Stored items from a collection:

※

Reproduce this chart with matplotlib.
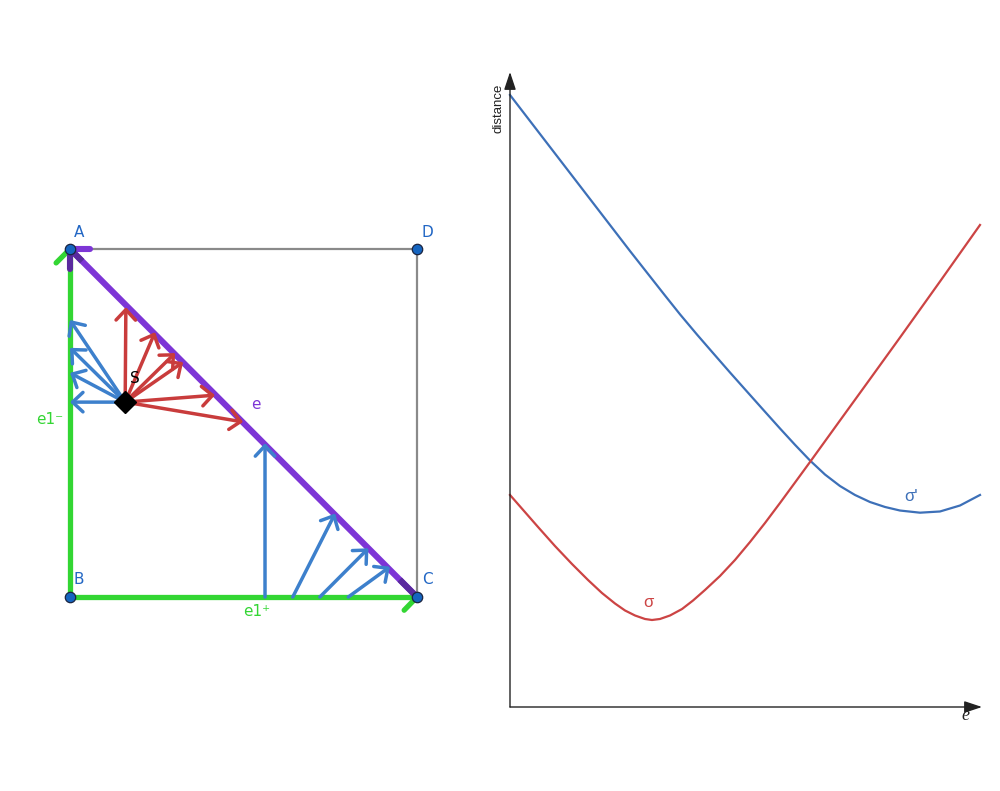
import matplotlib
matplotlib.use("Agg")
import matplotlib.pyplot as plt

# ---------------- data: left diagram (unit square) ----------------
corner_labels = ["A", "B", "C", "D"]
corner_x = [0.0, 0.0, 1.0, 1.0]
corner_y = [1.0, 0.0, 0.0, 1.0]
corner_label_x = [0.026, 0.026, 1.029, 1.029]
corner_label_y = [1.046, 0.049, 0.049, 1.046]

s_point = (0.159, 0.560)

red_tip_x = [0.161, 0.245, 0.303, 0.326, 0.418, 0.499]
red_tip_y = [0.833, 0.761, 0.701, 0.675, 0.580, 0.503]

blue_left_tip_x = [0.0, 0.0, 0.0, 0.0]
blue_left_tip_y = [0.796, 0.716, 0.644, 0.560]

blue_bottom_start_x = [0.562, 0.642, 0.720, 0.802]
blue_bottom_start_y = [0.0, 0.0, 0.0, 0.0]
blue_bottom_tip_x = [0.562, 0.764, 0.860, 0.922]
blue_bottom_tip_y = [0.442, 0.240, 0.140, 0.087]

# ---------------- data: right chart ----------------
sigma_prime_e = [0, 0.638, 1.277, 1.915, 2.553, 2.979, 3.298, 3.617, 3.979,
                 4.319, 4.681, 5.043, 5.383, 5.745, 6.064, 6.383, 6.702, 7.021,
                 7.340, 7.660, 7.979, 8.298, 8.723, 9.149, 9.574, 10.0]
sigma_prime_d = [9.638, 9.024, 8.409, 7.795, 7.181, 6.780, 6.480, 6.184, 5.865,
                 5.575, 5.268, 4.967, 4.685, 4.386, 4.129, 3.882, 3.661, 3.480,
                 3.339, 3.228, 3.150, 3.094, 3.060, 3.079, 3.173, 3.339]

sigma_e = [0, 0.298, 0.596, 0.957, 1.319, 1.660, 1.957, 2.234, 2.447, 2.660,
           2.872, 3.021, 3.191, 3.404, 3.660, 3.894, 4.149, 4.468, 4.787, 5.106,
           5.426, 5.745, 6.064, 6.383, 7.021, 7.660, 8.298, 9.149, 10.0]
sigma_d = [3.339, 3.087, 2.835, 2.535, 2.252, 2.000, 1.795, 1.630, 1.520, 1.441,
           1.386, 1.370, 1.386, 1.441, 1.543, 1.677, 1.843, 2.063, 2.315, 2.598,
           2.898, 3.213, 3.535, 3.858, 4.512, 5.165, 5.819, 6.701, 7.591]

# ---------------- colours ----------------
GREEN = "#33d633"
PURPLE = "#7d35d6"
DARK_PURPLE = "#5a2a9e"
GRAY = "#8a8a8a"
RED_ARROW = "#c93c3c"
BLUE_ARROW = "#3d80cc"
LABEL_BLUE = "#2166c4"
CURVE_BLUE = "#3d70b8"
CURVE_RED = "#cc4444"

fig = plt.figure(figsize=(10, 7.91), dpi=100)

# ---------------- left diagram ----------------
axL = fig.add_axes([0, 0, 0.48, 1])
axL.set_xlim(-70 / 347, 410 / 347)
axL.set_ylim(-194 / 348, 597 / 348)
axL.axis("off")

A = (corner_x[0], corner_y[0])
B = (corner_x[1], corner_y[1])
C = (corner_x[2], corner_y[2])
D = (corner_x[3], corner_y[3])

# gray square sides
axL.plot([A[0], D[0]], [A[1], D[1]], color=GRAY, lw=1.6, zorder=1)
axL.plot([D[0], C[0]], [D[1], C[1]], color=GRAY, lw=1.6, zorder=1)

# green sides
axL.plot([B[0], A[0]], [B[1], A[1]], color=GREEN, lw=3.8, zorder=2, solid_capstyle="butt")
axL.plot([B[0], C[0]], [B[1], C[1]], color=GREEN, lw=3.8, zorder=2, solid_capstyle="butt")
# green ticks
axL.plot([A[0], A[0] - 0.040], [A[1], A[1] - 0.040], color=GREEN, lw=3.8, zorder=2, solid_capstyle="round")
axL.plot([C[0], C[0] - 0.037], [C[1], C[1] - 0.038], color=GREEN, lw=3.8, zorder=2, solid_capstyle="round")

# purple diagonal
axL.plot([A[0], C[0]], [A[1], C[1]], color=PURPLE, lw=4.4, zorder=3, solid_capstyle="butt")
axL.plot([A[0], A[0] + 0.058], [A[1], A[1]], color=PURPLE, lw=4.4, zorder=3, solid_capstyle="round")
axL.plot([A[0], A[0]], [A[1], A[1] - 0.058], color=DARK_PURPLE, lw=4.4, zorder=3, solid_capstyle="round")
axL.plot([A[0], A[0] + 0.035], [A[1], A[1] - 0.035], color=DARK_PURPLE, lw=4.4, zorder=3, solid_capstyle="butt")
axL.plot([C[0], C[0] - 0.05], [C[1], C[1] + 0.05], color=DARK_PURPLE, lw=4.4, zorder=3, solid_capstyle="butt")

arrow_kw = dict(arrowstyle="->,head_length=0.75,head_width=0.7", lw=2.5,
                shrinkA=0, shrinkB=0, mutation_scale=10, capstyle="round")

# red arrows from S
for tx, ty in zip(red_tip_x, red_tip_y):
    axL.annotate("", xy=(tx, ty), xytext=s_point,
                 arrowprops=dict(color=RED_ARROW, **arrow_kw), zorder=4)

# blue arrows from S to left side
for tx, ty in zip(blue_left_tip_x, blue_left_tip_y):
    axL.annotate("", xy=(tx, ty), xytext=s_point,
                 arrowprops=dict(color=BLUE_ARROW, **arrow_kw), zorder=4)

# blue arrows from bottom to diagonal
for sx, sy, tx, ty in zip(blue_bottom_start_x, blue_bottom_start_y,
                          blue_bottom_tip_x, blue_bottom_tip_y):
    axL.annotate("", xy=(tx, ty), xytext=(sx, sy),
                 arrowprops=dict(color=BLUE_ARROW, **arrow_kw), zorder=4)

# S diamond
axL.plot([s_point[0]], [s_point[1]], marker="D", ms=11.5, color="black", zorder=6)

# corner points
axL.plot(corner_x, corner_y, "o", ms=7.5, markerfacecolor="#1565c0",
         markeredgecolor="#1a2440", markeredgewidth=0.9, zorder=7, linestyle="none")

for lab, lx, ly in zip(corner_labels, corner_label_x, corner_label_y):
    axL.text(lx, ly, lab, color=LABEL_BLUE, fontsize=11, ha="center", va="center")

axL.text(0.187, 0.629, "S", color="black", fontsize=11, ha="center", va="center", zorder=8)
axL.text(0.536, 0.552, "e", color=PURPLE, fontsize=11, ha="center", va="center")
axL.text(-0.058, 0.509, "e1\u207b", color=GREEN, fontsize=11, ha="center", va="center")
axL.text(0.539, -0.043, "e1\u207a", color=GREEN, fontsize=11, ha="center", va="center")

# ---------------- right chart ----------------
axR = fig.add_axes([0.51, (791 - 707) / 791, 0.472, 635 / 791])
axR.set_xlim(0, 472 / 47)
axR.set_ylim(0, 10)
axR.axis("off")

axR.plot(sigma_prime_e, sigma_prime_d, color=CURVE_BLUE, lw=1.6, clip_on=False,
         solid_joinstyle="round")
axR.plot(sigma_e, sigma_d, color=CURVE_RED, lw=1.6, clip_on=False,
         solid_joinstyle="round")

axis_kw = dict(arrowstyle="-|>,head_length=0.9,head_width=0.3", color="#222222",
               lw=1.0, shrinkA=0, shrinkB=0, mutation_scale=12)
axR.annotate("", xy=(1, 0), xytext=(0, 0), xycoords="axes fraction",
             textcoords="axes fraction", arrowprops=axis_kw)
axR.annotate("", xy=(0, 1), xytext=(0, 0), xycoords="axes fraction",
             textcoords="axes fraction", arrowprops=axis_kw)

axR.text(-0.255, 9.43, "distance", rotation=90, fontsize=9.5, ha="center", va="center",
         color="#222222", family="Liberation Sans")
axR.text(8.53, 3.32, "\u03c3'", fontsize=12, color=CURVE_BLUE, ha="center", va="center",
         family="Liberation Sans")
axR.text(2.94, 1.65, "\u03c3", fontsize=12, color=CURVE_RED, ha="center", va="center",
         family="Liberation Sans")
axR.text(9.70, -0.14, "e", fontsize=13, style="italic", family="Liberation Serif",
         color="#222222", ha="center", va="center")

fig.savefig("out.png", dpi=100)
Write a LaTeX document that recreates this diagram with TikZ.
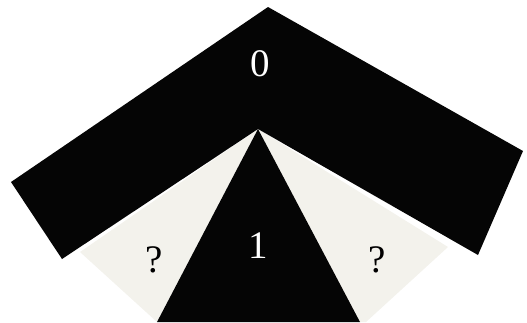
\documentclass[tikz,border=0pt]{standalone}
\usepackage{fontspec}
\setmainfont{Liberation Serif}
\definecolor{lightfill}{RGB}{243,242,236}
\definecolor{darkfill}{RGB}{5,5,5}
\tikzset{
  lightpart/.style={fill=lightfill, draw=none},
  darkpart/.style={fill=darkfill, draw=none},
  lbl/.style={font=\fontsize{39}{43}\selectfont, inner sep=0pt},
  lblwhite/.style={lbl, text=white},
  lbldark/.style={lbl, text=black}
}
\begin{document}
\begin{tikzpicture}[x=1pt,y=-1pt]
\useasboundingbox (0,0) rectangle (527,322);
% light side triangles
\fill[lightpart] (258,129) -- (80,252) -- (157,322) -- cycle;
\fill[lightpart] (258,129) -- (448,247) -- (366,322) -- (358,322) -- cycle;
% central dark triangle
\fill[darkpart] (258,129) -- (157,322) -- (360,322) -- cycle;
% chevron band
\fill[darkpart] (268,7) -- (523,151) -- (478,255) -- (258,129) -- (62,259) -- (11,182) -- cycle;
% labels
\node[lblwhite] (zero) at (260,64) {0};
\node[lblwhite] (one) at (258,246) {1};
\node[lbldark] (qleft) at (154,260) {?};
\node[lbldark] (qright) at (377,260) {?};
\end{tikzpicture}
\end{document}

※

Work to be completed: Make an exact copy of the lines from the top of the material through the line with "import matplotlib.pyplot as plt", pictures excluded.

Complete output:
Reproduce this chart with matplotlib.
import matplotlib
matplotlib.use("Agg")
import matplotlib.pyplot as plt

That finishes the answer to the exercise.